Anyone else using a Stealth hydroponics kit? Any opinions on how well it works? Also what organics fertilizers work best for it.


----------



## DLtoker (Jun 25, 2007)

My first set-up was bought from www.sunlightsheds.com.  Don't go to the link.  They rip you off.  It took almost a month for me to get all the parts for my system from them.  Straight up, they are a bunch of burn outs that shouldn't be in business.  Anyways, there are all types of stealth hydroponic set-ups.  Just converting a closet or converting a big dresser to a grow area can be stealth.  If you can explain a little more clearly what you would like to know we may be able to help you more

Organic fertilizers are something I never dabbled with in hydro.  I've heard too many horror stories and I am leaning towards organic soil grows in a big way now... Especially that I am only outside during the warm months.


----------



## Cook_ (Jun 26, 2007)

Yeah for now im using schultz? Any good for hydro systems? And I got my bubbleponics kit from stealthhydro.com if you or anyone knows if that is a good system. Also how much fert should i be using my tub is 8 gallons?


----------



## booradley (Jul 2, 2007)

Using organic nutes for my hydro... haven't had much luck with them really. Going to try non-organic.


----------



## droboy420 (Jul 2, 2007)

the best organic for hydro is worm casting tea


----------



## Cook_ (Jul 4, 2007)

Thanks for the replies ill make sure too look up casting tea


----------



## Dubbie420 (Aug 13, 2007)

I much prefer the pre-made grow boxes by "homegrown-hydroponics.com". They have good customer service and a far superior product!


----------



## Cook_ (Aug 13, 2007)

I would rather buy one of those omega farm thingys just IMO then waste $1500 for something i can put together for less then $500


----------



## woOzer (Aug 13, 2007)

ok the SH system is awsome. i have a few friends and a cousin who have had nothing but success. dont cheap out on the lights. their floros work great but buy 2 sets. im using it as well and if i am impressed im buying a second. hope this helps



woOzer


----------



## THE Roseman (Feb 18, 2008)

Cook_ said:
			
		

> Yeah for now im using schultz?

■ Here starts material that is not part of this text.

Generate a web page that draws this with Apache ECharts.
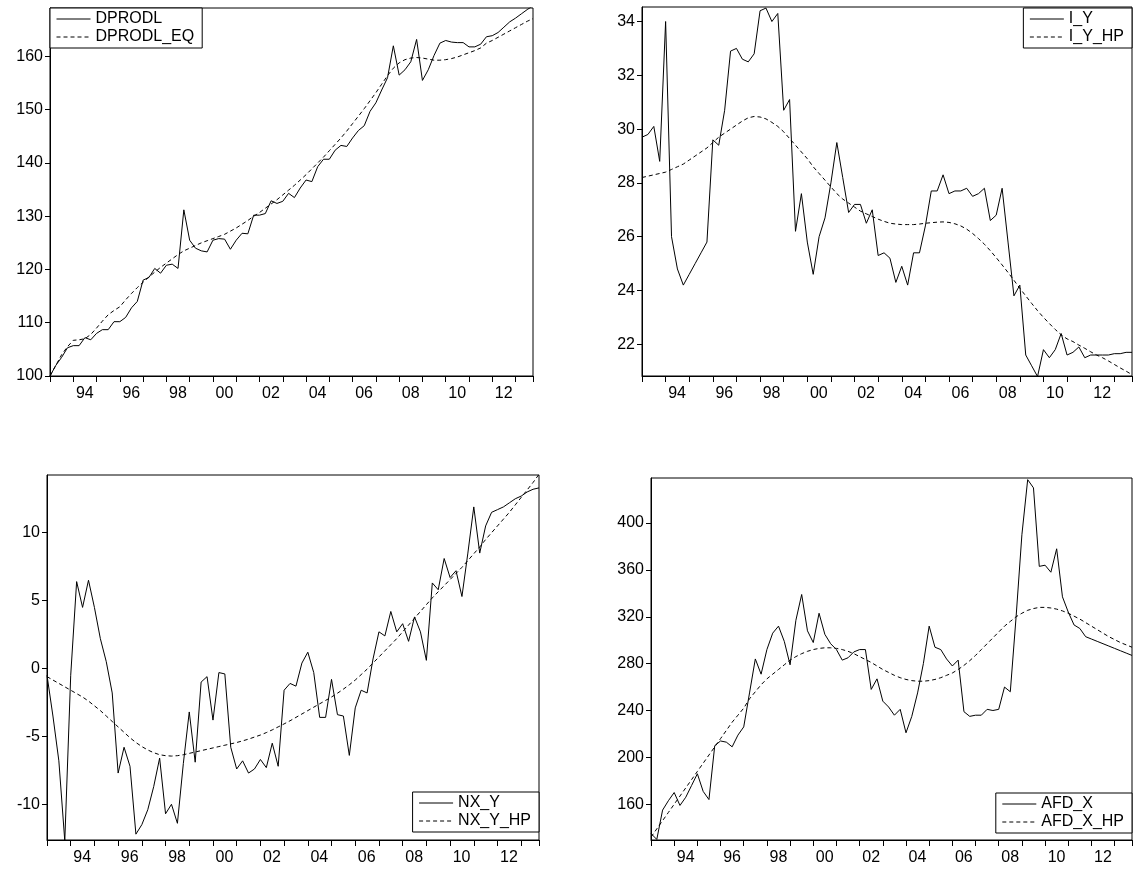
<!DOCTYPE html>
<html>
<head>
<meta charset="utf-8">
<script src="https://cdn.jsdelivr.net/npm/echarts@6/dist/echarts.min.js"></script>
<style>
html,body{margin:0;padding:0;background:#fff}
#main{width:1136px;height:869px}
</style>
</head>
<body>
<div id="main"></div>
<script>
// quarterly 1993Q1 - 2013Q4, 84 obs
var dprodl = [100,102,103.5,105.3,105.7,105.7,107.2,106.8,108,108.7,108.7,110.2,110.2,111,112.8,114,118,118.5,120.2,119.3,120.8,121,120.2,131.2,125.5,124,123.5,123.3,125.5,125.8,125.7,123.8,125.5,126.8,126.7,130.2,130.2,130.5,132.9,132.4,132.8,134.3,133.5,135.3,136.8,136.5,139.3,140.7,140.7,142.4,143.3,143.1,144.7,146.1,147,149.7,151.3,153.7,156,162,156.5,157.5,159,163.2,155.5,157.5,160.2,162.5,163,162.7,162.6,162.6,161.8,161.8,162.3,163.7,163.9,164.5,165.5,166.5,167.2,168,168.8,169.5];
var dprodlEq = [100,102,104,105.5,106.7,106.8,107,107.8,109,110.3,111.5,112.3,113,114.3,115.5,116.6,117.6,118.6,119.5,120.4,121.2,122,122.8,123.5,124,124.5,125,125.4,125.8,126.2,126.6,127.2,127.8,128.5,129.2,130,130.7,131.5,132.3,133.1,134,134.9,135.8,136.8,137.8,138.9,140,141.1,142.3,143.5,144.7,146,147.4,148.8,150.2,151.7,153.2,154.8,156.4,157.8,158.8,159.4,159.7,159.8,159.7,159.5,159.3,159.3,159.4,159.6,159.9,160.3,160.7,161.1,161.6,162.5,163,163.6,164.2,164.8,165.4,166,166.6,167.1];
var iY = [29.7,29.8,30.1,28.8,34,26,24.8,24.2,24.6,25,25.4,25.8,29.6,29.4,30.7,32.9,33,32.6,32.5,32.8,34.4,34.5,34,34.3,30.7,31.1,26.2,27.6,25.8,24.6,26,26.7,28,29.5,28.2,26.9,27.2,27.2,26.5,27,25.3,25.4,25.2,24.3,24.9,24.2,25.4,25.4,26.4,27.7,27.7,28.3,27.6,27.7,27.7,27.8,27.5,27.6,27.8,26.6,26.8,27.8,25.8,23.8,24.2,21.6,21.2,20.8,21.8,21.5,21.8,22.4,21.6,21.7,21.9,21.5,21.6,21.6,21.6,21.6,21.65,21.65,21.7,21.7];
var iYHp = [28.2,28.25,28.3,28.35,28.4,28.5,28.6,28.7,28.85,29.0,29.15,29.3,29.5,29.7,29.85,30.0,30.15,30.3,30.42,30.47,30.45,30.38,30.25,30.1,29.9,29.65,29.4,29.15,28.9,28.6,28.35,28.1,27.85,27.6,27.4,27.25,27.1,26.95,26.85,26.75,26.65,26.57,26.5,26.47,26.45,26.45,26.45,26.47,26.5,26.52,26.54,26.55,26.53,26.48,26.4,26.28,26.12,25.93,25.72,25.48,25.22,24.95,24.67,24.38,24.08,23.8,23.52,23.25,23.0,22.77,22.55,22.35,22.2,22.1,21.97,21.85,21.72,21.6,21.5,21.38,21.25,21.12,21.0,20.87];
var nxY = [-0.5,-3.5,-6.8,-12.7,-0.5,6.4,4.5,6.5,4.5,2.2,0.5,-1.8,-7.7,-5.8,-7.2,-12.2,-11.5,-10.4,-8.7,-6.6,-10.7,-10,-11.4,-7,-3.2,-6.9,-1,-0.6,-3.8,-0.3,-0.4,-5.8,-7.4,-6.8,-7.7,-7.4,-6.7,-7.3,-5.5,-7.2,-1.6,-1.1,-1.3,0.4,1.2,-0.3,-3.6,-3.6,-0.8,-3.4,-3.5,-6.4,-2.9,-1.6,-1.8,0.7,2.7,2.4,4.2,2.7,3.3,2.0,3.8,2.7,0.6,6.3,5.8,8.1,6.7,7.2,5.3,8.5,11.9,8.5,10.5,11.5,11.7,11.9,12.2,12.5,12.7,13,13.2,13.3];
var nxYHp = [-0.6,-0.85,-1.1,-1.35,-1.6,-1.85,-2.1,-2.4,-2.75,-3.1,-3.5,-3.9,-4.3,-4.7,-5.1,-5.45,-5.75,-6.0,-6.2,-6.35,-6.42,-6.45,-6.42,-6.35,-6.25,-6.15,-6.05,-5.95,-5.85,-5.75,-5.65,-5.55,-5.45,-5.33,-5.2,-5.05,-4.9,-4.72,-4.52,-4.3,-4.08,-3.85,-3.6,-3.35,-3.1,-2.85,-2.6,-2.35,-2.1,-1.82,-1.52,-1.2,-0.85,-0.45,-0.05,0.4,0.85,1.3,1.75,2.2,2.7,3.2,3.7,4.2,4.7,5.2,5.65,6.1,6.55,7.0,7.45,7.95,8.45,8.95,9.5,10.0,10.5,11.0,11.5,12.05,12.6,13.15,13.7,14.3];
var afdX = [135,130,155,163,170,159,166,176,186,171,164,210,214,213,209,219,226,255,284,271,292,306,312,299,279,317,339,308,298,323,305,297,292,283,285,290,292,292,258,267,248,243,236,241,221,235,255,280,312,294,292,284,278,283,239,235,236,236,241,240,241,260,256,320,390,437,430,363,364,358,378,337,324,313,310,303,301,299,297,295,293,291,289,287];
var afdXHp = [132,139,146,153,160,167,174,181,188,195,202,209,216,223,230,236,242,250,256,262,267,271,275,279,283,286,288.5,290.5,292,293,293.5,293.5,293,292,290.5,288.5,286,283.5,281,278,275,272.5,270,268,266.5,265.5,265,265,265.5,266.5,268,270,272,275,278.5,282.5,287,292,297,302,307,312,316,320,323,325.5,327,328,328,327.5,326.5,325,323,320.5,318,315,312,309,306,303,300.5,298,296,294];

var yTicks1 = [100,110,120,130,140,150,160];
var yTicks2 = [22,24,26,28,30,32,34];
var yTicks3 = [-10,-5,0,5,10];
var yTicks4 = [160,200,240,280,320,360,400];

var FONT = 'Liberation Sans';
var grids = [
    {left:50, top:8, width:483, height:368},
    {left:642, top:7, width:490, height:369},
    {left:47, top:475, width:492, height:365},
    {left:651, top:478, width:481, height:362}
];
var yRanges = [[100,169.1,yTicks1],[20.82,34.54,yTicks2],[-12.63,14.25,yTicks3],[129.5,438.4,yTicks4]];

function pairs(arr){ return arr.map(function(v,i){ return [i,v] }) }

var option = {
    animation:false,
    backgroundColor:'#fff',
    grid: grids.map(function(g){
        return Object.assign({show:true, borderColor:'#000', borderWidth:1, backgroundColor:'#fff'}, g)
    }),
    xAxis: grids.map(function(g,i){
        return {
            type:'value', gridIndex:i, min:0, max:83, interval:4,
            axisLine:{onZero:false, lineStyle:{color:'#000', width:1}},
            axisTick:{show:true, length:6, lineStyle:{color:'#000'}},
            splitLine:{show:false},
            axisLabel:{
                color:'#000', fontFamily:FONT, fontSize:16, margin:10,
                padding:[0,0,0,23],
                formatter:function(v){
                    if(v % 8 !== 4) return ''
                    var y = (1993 + v/4) % 100
                    return (y < 10 ? '0' : '') + y
                }
            }
        }
    }),
    yAxis: yRanges.map(function(r,i){
        return {
            type:'value', gridIndex:i, min:r[0], max:r[1],
            axisLine:{show:true, onZero:false, lineStyle:{color:'#000'}},
            axisTick:{show:true, length:5, customValues:r[2], lineStyle:{color:'#000'}},
            axisLabel:{color:'#000', fontFamily:FONT, fontSize:16, margin:7, customValues:r[2]},
            splitLine:{show:false}
        }
    }),
    legend: [
        {left:50, top:8, data:['DPRODL','DPRODL_EQ']},
        {right:4, top:8, data:['I_Y','I_Y_HP']},
        {right:597, top:792, data:['NX_Y','NX_Y_HP']},
        {right:4, top:793, data:['AFD_X','AFD_X_HP']}
    ].map(function(l){
        return Object.assign({
            orient:'vertical', borderColor:'#000', borderWidth:1, borderRadius:0,
            backgroundColor:'#fff', padding:[3,8,3,6], itemGap:2, itemWidth:34, itemHeight:14,
            textStyle:{color:'#000', fontFamily:FONT, fontSize:16},
            itemStyle:{opacity:0},
            lineStyle:{width:1}
        }, l)
    }),
    series: []
};

var sets = [
    ['DPRODL', dprodl, 'DPRODL_EQ', dprodlEq],
    ['I_Y', iY, 'I_Y_HP', iYHp],
    ['NX_Y', nxY, 'NX_Y_HP', nxYHp],
    ['AFD_X', afdX, 'AFD_X_HP', afdXHp]
];
sets.forEach(function(s,i){
    option.series.push({
        name:s[0], type:'line', xAxisIndex:i, yAxisIndex:i, data:pairs(s[1]),
        symbol:'none', lineStyle:{color:'#000', width:1}, itemStyle:{color:'#000'}
    })
    option.series.push({
        name:s[2], type:'line', xAxisIndex:i, yAxisIndex:i, data:pairs(s[3]),
        symbol:'none', lineStyle:{color:'#000', width:1, type:[4,3]}, itemStyle:{color:'#000'}
    })
})

echarts.init(document.getElementById('main')).setOption(option)
</script>
</body>
</html>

Any good for hydro systems? And I got my bubbleponics kit from stealthhydro.com if you or anyone knows if that is a good system. Also how much fert should i be using my tub is 8 gallons?


 
You should be using ferts for 6 gallons. Yes, the tank holds 8 gallons, but you should only fill it with 6 gallons of water. Then use the packets taht come with it and you cant go wrong.


----------



## THE Roseman (Feb 18, 2008)

To answer your question, I highly reccomend it!  It is great for newbies. You could build one yourself, and save $50 to $80 but those holes are difficult to cut, and some parts, like the irrigation hub, is very hard to find. AND, thier Instructional CD is geat too.  And look at thier FAQ and Customer Service link at thier website.  There, look for Tips, Tricks and Troubleshooting for ideas on how to become more efficient with it, grow fster and grow more. 
Peace!


----------